15.5.09

Grey Gardens

When I was first watched Grey Gardens, I myself was not in the best of living conditions. The old adage “location location location” did not really extend to that shithouse of a flat which, while in the prime location of Cuba Street, had little else to offer. Cigarette butts on the floor and in the kitchen sink? Check. A room whose only window looked into another room? Check. Median age of flatmates: 18? Check. But ultimately it was waking up on a Sunday morning to find a pool of purple vomit outside of the bathroom and a blood smeared mirror inside of the bathroom that pushed me into the arms of another flat; an all girls, E television watching, “ohmigod, last night at Establishment” screeching, flat.
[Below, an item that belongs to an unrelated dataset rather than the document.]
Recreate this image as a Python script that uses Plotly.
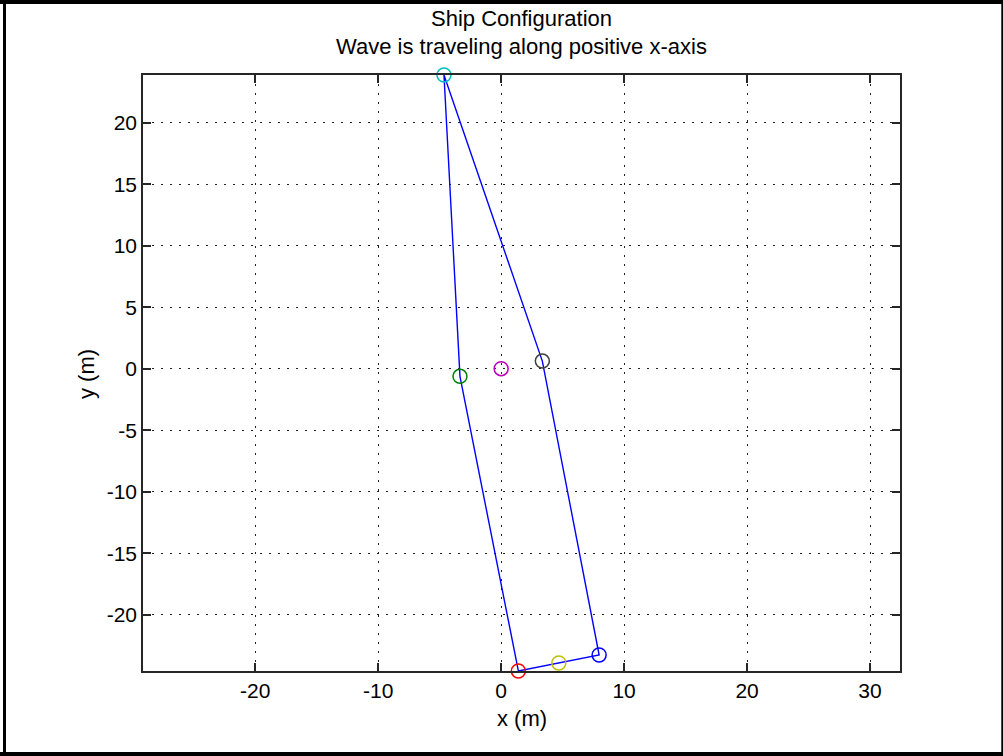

Out of the frying pan and into the fire.
But, if my housing horrors were a fire, Grey Gardens, the dilapidated Hamptons estate of Little Edie and Big Edie Bouvier Beale, was a towering inferno. The documentary sets up their enormous shack of a mansion as a metaphor for their lives; what once was grand now slowly disintegrates. And, as the film reveals, their lives certainly were grand. Big Edie and Little Edie are the aunt and cousin of Jacqueline Kennedy Bouvier Onassis, respectively, and flashbacks poignantly draw attention to Little Edie’s beauty, and the many opportunities she had, yet did not take. Much of the dialogue between Little Edie and Big Edie centers around the past and, because the film was made in 1975, the current viewer is even farther distanced from their reminiscence. Watching it, I became nostalgic for their nostalgia, whilst simultaneously fearful for my future: the ultimate dread that I could end up like them.



Now Grey Gardens has been made into an “HBO film,” starring Drew Barrymore and Jessica Lange. The original film is frightening, whilst the trailers for the adaptation indicate that perhaps this fear has been replaced by nostalgia. Never a good sign. Still, when it comes out on DVD I will watch from the comfort of my non-racoon infested home, reassuring myself that it would take me at least twenty years to reach a Bouvier level of insanity.

3 comments:

CJS said...

I read an article about Drew Barrymore doing the filming for this and I'd never really heard of that pair before - sounds like a super interesting story. Must watch original version now! x

Anonymous said...

You know this was interesting news about 7 years ago, 15,000,000 hits on youtube, a broadway musical, an HBO series and a marketing blitz for said series and you finally catch on... now that's investigative blogging for you.

M said...

Alright Antonie, that's enough outta you!